Look through the data below. Pick out the lines holding the string "code".

▸ **Dataset entries**:
|---|
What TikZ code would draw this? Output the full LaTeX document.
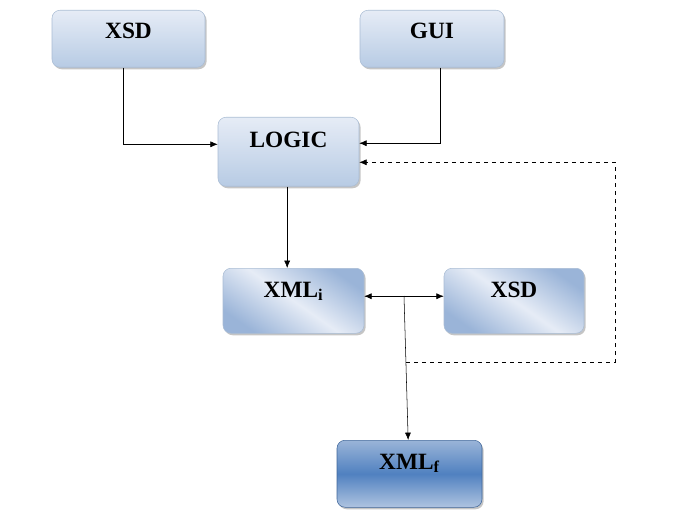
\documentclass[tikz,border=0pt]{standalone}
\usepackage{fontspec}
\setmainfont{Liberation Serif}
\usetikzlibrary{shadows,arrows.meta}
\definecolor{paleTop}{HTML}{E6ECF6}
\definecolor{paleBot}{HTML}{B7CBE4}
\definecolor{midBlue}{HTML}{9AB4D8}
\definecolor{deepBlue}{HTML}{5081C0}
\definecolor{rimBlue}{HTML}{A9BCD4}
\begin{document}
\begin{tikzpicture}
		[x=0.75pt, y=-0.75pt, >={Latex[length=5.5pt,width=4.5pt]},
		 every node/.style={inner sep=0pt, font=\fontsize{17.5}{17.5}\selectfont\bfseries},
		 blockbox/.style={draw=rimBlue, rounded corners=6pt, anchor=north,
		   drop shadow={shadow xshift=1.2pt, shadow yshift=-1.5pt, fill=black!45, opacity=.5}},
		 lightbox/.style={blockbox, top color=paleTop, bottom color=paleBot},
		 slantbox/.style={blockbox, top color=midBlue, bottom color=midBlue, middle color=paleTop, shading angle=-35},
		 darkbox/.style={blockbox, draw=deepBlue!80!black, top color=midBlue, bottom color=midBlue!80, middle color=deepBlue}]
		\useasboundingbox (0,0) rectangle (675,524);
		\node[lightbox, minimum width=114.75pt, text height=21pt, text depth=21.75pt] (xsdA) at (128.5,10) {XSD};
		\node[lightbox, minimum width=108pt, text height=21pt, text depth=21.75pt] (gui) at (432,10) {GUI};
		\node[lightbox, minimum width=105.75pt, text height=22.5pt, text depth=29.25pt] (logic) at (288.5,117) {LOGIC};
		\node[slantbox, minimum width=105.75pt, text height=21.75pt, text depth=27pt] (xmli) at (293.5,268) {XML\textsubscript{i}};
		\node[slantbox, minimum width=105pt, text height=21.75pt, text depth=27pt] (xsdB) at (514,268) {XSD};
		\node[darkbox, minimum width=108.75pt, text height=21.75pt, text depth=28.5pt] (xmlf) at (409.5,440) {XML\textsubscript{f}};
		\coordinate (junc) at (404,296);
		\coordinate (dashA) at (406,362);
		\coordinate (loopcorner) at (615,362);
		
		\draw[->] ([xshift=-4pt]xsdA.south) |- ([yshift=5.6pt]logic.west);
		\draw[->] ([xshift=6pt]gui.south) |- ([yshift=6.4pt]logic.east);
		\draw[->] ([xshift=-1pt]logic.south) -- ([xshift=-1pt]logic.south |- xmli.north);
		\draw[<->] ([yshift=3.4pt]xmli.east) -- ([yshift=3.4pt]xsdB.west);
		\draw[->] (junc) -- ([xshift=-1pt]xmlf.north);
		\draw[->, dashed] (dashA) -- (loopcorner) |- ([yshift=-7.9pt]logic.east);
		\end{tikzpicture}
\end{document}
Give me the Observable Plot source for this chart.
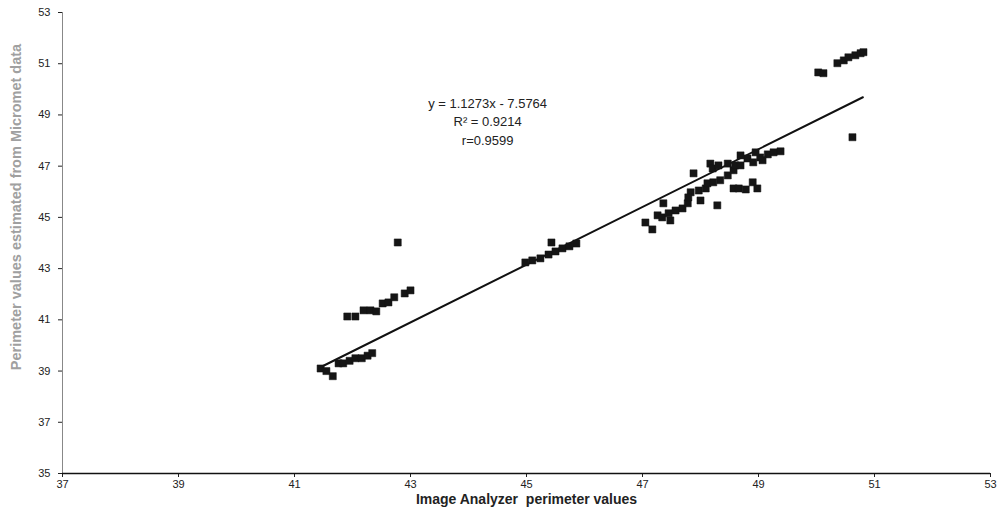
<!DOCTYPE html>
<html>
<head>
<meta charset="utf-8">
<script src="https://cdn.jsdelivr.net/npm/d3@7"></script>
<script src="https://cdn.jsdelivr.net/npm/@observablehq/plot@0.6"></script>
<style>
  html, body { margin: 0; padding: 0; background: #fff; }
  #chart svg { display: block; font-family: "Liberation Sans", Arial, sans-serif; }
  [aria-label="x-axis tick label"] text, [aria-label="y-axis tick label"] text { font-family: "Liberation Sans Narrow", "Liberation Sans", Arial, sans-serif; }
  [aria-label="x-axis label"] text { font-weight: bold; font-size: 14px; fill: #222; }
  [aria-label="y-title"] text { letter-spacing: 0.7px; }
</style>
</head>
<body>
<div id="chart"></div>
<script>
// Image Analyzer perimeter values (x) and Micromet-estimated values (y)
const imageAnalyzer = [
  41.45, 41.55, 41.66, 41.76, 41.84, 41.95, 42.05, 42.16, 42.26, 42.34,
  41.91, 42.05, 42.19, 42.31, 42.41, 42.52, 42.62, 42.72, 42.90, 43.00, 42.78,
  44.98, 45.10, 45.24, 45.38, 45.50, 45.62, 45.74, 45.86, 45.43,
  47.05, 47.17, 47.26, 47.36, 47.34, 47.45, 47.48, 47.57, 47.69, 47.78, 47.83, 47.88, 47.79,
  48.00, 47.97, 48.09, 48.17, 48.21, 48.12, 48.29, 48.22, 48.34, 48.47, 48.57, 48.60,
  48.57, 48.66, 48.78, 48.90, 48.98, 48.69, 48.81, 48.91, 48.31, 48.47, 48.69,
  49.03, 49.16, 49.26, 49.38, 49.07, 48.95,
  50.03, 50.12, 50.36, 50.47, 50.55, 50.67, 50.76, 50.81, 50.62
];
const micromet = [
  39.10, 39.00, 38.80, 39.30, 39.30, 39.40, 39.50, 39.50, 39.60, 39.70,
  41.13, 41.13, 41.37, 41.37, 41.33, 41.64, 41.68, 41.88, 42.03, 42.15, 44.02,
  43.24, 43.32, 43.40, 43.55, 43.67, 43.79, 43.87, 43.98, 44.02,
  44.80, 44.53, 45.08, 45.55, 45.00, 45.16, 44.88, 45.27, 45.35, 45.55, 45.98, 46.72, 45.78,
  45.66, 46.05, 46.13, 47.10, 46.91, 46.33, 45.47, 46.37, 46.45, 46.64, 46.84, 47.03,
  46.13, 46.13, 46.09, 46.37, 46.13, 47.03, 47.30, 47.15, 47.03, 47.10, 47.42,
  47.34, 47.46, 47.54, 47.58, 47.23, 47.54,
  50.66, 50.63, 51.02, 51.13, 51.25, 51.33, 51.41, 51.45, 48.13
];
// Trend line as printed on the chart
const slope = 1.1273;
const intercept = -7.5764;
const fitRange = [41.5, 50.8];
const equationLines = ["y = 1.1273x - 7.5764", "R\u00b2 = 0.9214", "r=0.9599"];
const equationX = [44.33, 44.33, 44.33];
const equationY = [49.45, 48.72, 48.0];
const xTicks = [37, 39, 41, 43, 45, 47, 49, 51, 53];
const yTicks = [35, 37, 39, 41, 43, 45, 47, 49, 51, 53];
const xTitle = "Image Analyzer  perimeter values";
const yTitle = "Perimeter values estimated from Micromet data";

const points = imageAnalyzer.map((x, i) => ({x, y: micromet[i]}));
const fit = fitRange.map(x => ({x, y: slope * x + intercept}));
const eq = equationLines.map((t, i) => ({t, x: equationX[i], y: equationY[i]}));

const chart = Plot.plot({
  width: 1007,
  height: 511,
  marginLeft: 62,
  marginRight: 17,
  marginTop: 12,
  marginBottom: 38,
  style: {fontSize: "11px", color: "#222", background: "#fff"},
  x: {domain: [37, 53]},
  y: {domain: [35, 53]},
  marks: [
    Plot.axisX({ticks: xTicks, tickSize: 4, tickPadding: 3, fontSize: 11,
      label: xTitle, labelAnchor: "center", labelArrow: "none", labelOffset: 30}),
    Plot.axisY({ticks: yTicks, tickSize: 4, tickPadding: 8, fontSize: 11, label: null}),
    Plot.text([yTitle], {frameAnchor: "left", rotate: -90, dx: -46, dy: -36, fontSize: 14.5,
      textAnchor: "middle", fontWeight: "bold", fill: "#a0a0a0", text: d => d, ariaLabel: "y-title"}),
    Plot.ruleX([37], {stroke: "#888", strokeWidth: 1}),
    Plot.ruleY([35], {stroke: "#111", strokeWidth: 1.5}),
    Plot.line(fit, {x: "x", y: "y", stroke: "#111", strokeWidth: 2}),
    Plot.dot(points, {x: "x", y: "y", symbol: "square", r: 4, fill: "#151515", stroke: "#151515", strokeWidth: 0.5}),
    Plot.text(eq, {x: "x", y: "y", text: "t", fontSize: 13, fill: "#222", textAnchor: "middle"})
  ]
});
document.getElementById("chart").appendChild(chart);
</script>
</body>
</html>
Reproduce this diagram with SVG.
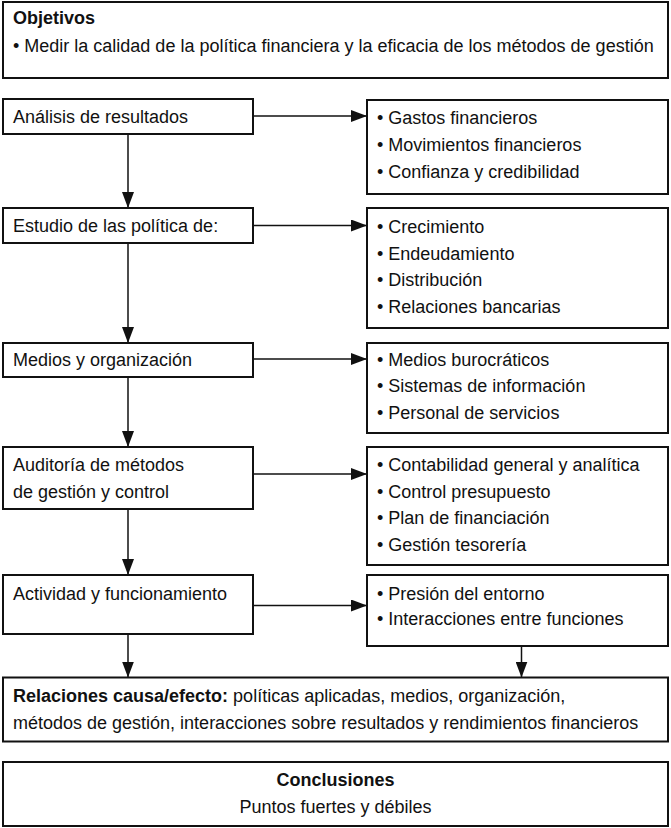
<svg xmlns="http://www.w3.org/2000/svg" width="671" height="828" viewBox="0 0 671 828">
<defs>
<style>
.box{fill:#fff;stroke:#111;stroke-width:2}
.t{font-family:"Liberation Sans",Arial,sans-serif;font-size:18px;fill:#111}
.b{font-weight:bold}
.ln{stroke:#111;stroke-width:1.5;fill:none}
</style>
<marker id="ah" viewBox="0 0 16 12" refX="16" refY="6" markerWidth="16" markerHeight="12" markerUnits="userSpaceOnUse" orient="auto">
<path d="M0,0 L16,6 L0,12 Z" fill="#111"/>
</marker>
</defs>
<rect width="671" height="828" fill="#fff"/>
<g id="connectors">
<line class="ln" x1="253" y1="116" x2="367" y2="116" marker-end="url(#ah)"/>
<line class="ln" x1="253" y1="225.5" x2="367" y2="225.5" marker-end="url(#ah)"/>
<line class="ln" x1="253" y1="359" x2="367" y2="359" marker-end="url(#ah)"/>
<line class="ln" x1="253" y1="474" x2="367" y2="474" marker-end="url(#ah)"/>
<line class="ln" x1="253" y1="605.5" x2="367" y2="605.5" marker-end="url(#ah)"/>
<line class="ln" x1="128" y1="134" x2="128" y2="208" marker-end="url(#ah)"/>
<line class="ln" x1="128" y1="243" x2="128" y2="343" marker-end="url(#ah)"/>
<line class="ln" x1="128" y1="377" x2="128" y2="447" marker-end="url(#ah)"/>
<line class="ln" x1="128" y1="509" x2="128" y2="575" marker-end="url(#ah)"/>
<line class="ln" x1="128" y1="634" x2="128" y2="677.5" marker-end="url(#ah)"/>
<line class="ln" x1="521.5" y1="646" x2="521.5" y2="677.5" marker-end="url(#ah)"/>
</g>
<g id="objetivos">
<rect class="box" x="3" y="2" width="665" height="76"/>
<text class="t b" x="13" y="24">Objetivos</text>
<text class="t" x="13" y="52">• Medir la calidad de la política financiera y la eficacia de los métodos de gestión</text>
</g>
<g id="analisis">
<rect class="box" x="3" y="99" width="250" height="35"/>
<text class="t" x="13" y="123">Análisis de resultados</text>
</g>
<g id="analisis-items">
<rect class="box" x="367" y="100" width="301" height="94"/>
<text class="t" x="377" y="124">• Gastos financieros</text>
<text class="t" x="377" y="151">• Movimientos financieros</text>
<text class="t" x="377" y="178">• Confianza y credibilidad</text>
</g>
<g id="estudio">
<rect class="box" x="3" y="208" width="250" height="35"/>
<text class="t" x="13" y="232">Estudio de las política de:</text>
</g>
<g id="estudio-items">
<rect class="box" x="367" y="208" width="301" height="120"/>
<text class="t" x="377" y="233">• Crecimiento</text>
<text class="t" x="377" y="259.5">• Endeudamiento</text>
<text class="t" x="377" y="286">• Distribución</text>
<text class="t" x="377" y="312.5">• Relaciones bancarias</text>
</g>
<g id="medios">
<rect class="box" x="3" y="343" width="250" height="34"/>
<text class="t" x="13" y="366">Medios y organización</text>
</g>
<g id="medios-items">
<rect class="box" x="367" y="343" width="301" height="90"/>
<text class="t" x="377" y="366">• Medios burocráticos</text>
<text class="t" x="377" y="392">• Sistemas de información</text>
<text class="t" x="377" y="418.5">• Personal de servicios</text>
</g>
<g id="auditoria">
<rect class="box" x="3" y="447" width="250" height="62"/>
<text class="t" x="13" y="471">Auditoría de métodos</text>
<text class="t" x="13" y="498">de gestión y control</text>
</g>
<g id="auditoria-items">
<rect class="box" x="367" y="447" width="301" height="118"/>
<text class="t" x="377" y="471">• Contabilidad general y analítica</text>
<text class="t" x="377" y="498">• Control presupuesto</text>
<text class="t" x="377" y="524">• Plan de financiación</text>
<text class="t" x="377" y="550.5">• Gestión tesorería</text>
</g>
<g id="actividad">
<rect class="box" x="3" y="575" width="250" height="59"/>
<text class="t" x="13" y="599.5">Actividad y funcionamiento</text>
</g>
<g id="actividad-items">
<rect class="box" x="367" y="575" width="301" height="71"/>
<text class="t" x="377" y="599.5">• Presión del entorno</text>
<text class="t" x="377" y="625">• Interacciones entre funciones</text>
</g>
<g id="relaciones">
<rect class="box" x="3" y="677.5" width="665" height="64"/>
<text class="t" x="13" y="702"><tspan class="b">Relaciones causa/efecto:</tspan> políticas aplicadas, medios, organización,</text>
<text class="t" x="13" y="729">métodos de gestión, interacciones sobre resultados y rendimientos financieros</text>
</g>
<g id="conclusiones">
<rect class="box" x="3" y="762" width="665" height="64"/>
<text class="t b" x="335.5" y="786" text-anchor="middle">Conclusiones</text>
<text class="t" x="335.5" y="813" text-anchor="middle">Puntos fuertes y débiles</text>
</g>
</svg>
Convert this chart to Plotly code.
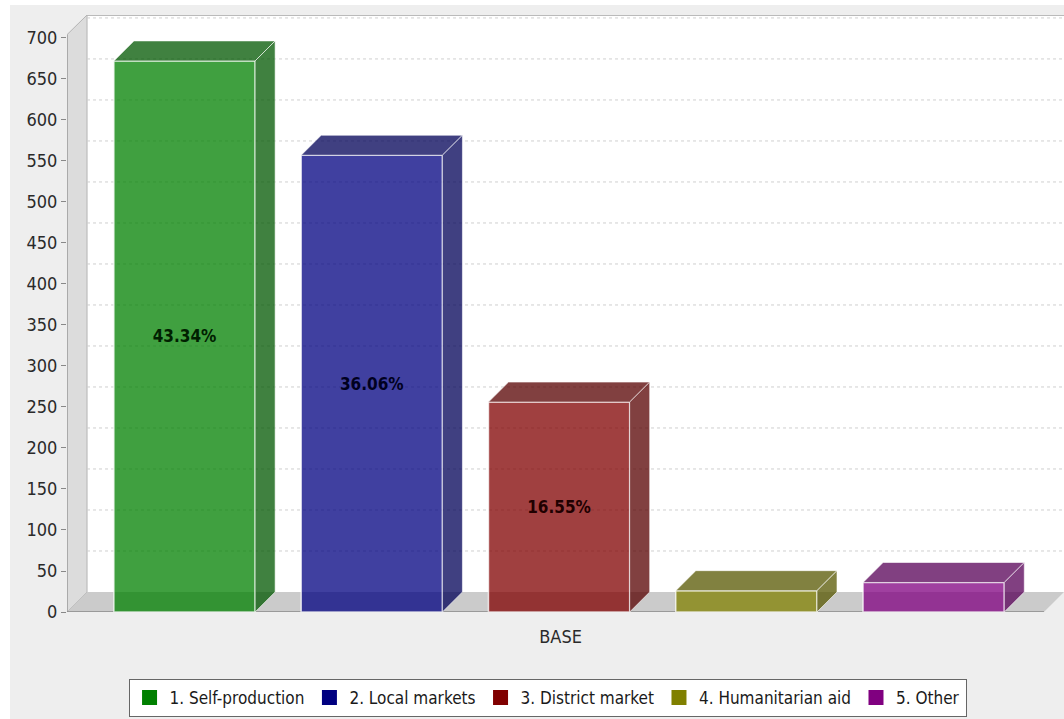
|---|
▸ **Response below**:
What TikZ code would draw this? Output the full LaTeX document.
Convert this chart to Plotly code.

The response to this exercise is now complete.